The NARB took up the case after a complaint from competitor T-Mobile led the National Advertising Division (NAD), a self-regulatory investigative unit for the ad industry, to label AT&T’s marketing and its 5G E logo misleading. AT&T appealed the decision to the NARB, the appellate half of the ad industry’s self-regulatory process, and the NARB agreed that 5G E was wrongly informing customers about the nature of the network speeds they were receiving.

“The NARB Panel agreed with NAD’s analysis and concluded that the term ‘Evolution’ is not likely to alert consumers to the fact that the service is not 5G,” reads the NARB’s press release put out on Wednesday. “The Panel noted that the current prevalent technology in wireless is 4G LTE, and LTE stands for ‘evolution.’ Thus, consumers may well interpret ‘Evolution’ in the challenged claims as signifying that AT&T’s technology has already evolved into 5G.”

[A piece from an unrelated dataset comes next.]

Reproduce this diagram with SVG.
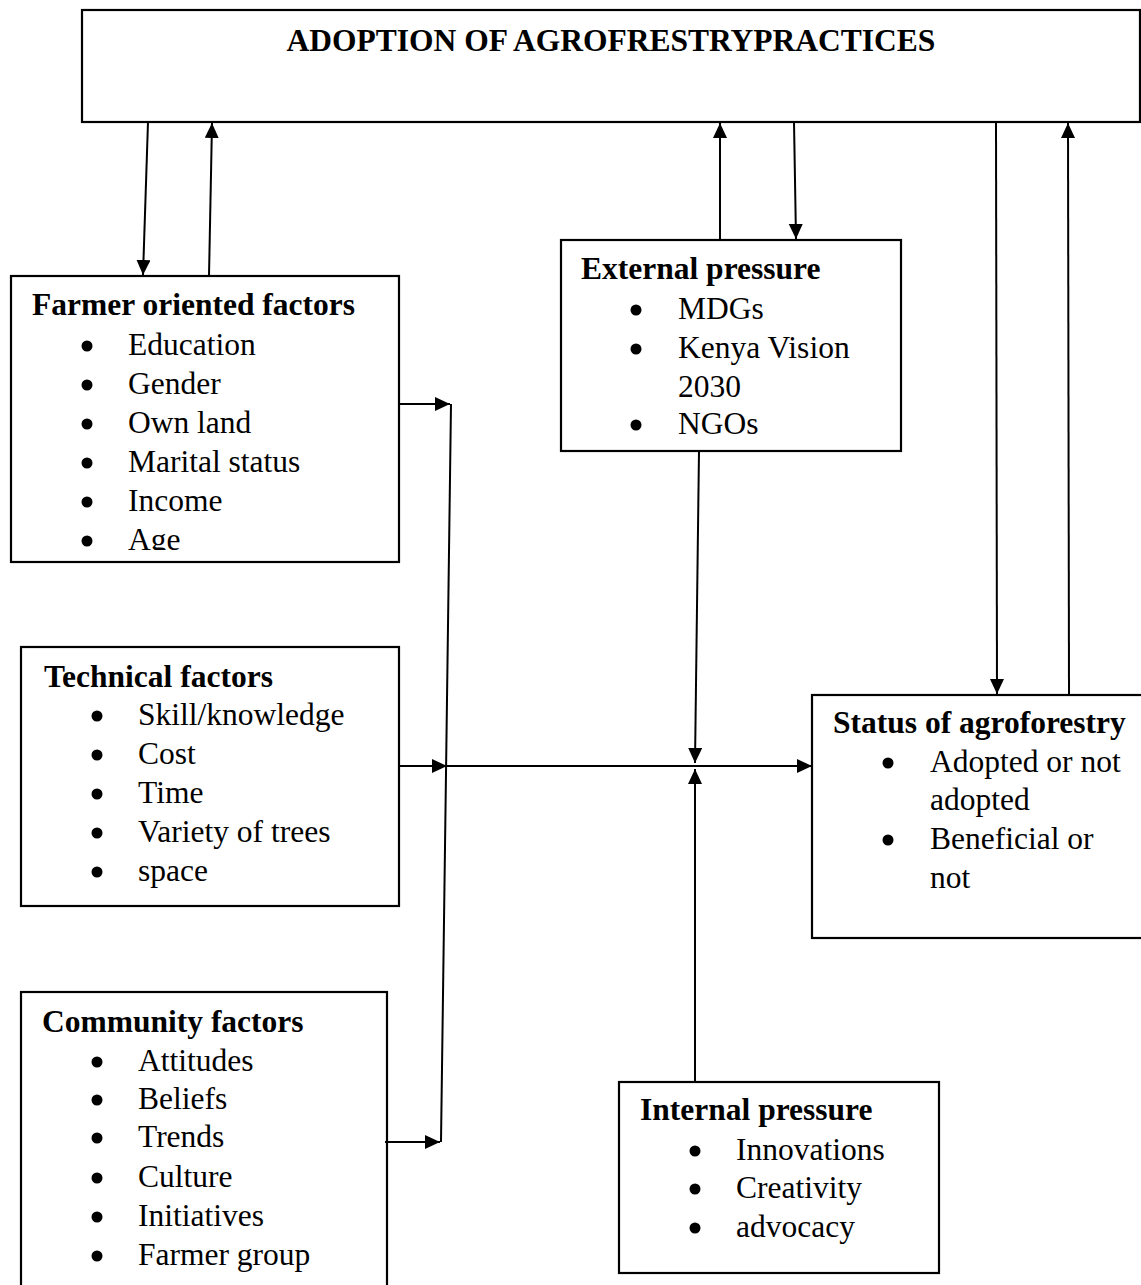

“The term ‘Evolution’ is not likely to alert consumers to the fact that the service is not 5G.”

AT&T’s marketing ploy looks even sillier when you factor in that the company has a real 5G network it’s currently trying to market to consumers as a faster and more reliable alternative to Verizon’s. Just last month, AT&T finished its largest expansion yet, adding 90 new markets for a total of 120 million customers across 190 markets now with access to 5G — once the majority of consumers have 5G-ready phones, of course.

Yet, convincing people AT&T will deliver a superior experience when that time comes may be more difficult considering the company rolled out a marginal upgrade with a misleading name ahead of time and a fair amount of its consumers might think they already have 5G, as the NARB suggests.

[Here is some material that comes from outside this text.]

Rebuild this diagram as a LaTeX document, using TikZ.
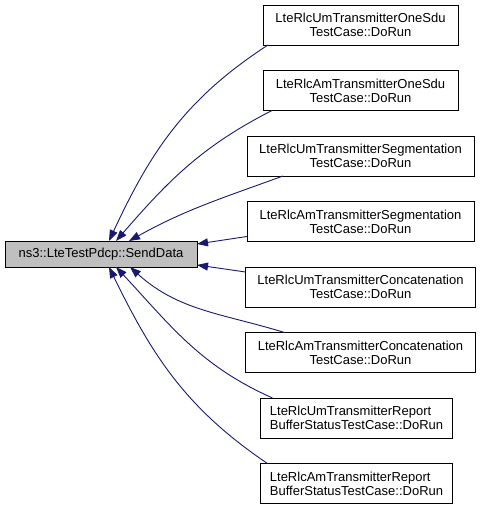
\documentclass[tikz,border=0pt]{standalone}
\usepackage{fontspec}
\setmainfont{Liberation Sans}
\usepackage{tikz}
\usetikzlibrary{positioning}
\usetikzlibrary{arrows.meta}
\definecolor{mynavy}{RGB}{25,25,112}
\definecolor{mygray}{RGB}{191,191,191}

\begin{document}
\begin{tikzpicture}[x=1pt,y=1pt,node distance=25.5pt,outer sep=0pt,
callb/.style={
  draw=black,
  line width=0.9pt,
  fill=white,
  font={\fontsize{13}{14}\selectfont},
  align=center,
  inner sep=0pt,
  minimum height=40pt},
mainb/.style={callb,fill=mygray,minimum height=26pt},
dep/.style={
  draw=mynavy,
  line width=0.9pt,
  -{Triangle[length=11pt,width=8pt]}},
]
\useasboundingbox (0,0) rectangle (483,508);
\node[mainb, minimum width=192pt] (send) at (101,254) {ns3::LteTestPdcp::SendData};
\node[callb, minimum width=195pt] (um1) at (360.5,483) {LteRlcUmTransmitterOneSdu\\TestCase::DoRun};
\node[callb, minimum width=195pt, below=of um1] (am1) {LteRlcAmTransmitterOneSdu\\TestCase::DoRun};
\node[callb, minimum width=227pt, below=of am1] (umseg) {LteRlcUmTransmitterSegmentation\\TestCase::DoRun};
\node[callb, minimum width=227pt, below=of umseg] (amseg) {LteRlcAmTransmitterSegmentation\\TestCase::DoRun};
\node[callb, minimum width=230pt, below=of amseg] (umcat) {LteRlcUmTransmitterConcatenation\\TestCase::DoRun};
\node[callb, minimum width=230pt, below=of umcat] (amcat) {LteRlcAmTransmitterConcatenation\\TestCase::DoRun};
\node[callb, minimum width=192pt, align=left, below=of amcat, xshift=-4pt] (umrep) {LteRlcUmTransmitterReport\\BufferStatusTestCase::DoRun};
\node[callb, minimum width=192pt, align=left, below=of umrep] (amrep) {LteRlcAmTransmitterReport\\BufferStatusTestCase::DoRun};
% calls into SendData
\draw[dep] ([xshift=5pt]um1.south west) to[out=213,in=65] ([xshift=104pt]send.north west);
\draw[dep] ([xshift=9pt]am1.south west) to[out=207,in=49] ([xshift=111pt]send.north west);
\draw[dep] ([xshift=36pt]umseg.south west) to[out=200,in=29] ([xshift=124pt]send.north west);
\draw[dep] ([yshift=5pt]amseg.south west) -- ([yshift=-3pt]send.north east);
\draw[dep] ([yshift=-5pt]umcat.north west) -- ([yshift=2pt]send.south east);
\draw[dep] ([xshift=39pt]amcat.north west) to[out=163,in=318] ([xshift=125pt]send.south west);
\draw[dep] ([xshift=12pt]umrep.north west) to[out=156,in=313] ([xshift=111pt]send.south west);
\draw[dep] ([xshift=7pt]amrep.north west) to[out=146,in=296] ([xshift=104pt]send.south west);
\end{tikzpicture}
\end{document}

AT&T said that while it “respectfully disagrees” with the NARB’s recommendation, the company says it’s a “supporter of the self-regulatory process” and will therefore comply with the decision. It wasn’t immediately clear exactly what compliance meant in this context, as AT&T did not expressly say it would remove the 5G E logo from smartphones running on its network.

The company says it’s already ceased using 5G Evolution in its branding, and it was likely AT&T would abide by the NARB recommendation in all future marketing considering it’s promoting its real 5G network. Yet the statement given to Light Reading now confirms AT&T won’t make the one change that actually matters: removing the 5G E logo that appears on the phone screens of tens of millions of AT&T customers.

Update May 20th, 4:15PM ET: Added confirmation that AT&T does not plan to remove the 5G E logo from its customers’ phone screens, despite the NARB recommendation.